I have been using exim4+spamassassin for about 2 years and am still very
satisfied with it overall, though spamassassin's effectiveness has gone down
quite a lot.  (Any tool that becomes broadly popular will become the target of
spammers.  They learn the rules for a default spamassassin configuration, pass
their messages through it before sending, and every month more of them get
through.)

So if you want to run your own mail server you have to fine-tune customized
rules in order to stay ahead of the spammers.  I massively customized my
configuration with a lot of exim rules; I reject messages at each step of the
SMTP protocol, and that takes care of 90% of spam attempts--look for
greylisting, it works *very* well.  I feed the remaining 10% into Spamassassin
and have to add a new rule every once in a while.

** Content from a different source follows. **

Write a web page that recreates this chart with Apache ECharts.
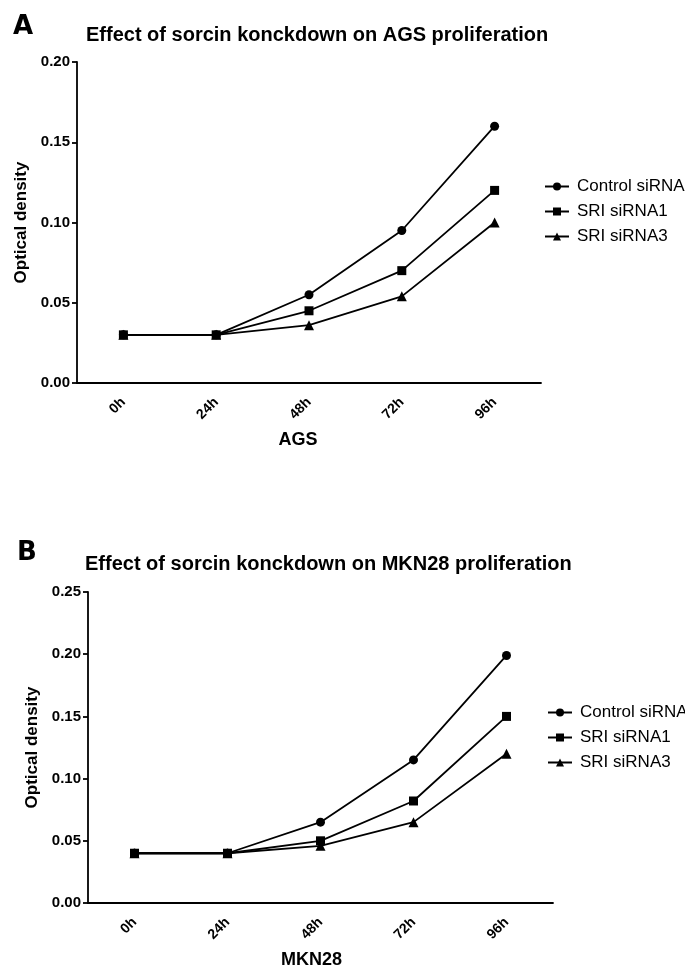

My only complaint about Spamassassin is that writing new rules is a tedious
command-line driven procedure which requires repeated testing.  New rules can
be risky in a production environment; maybe someone has come up with a more
automated way to craft new rules that don't abruptly cause false-positive or
false-negatives or other problems the way so many of my Spamassassin attempts
at new rules come out.  New releases of spamassassin are too infrequent, alas;
the spammers have many months between each release to develop new attacks. 
Works OK for me because I only have a personal mail server these days.

Exim4 plus mysql is a win, by comparison; my initial deployment took a week or
so and I haven't had to touch it much since.  Note that exim4 is far more
powerful than exim3 when it comes to writing custom configs.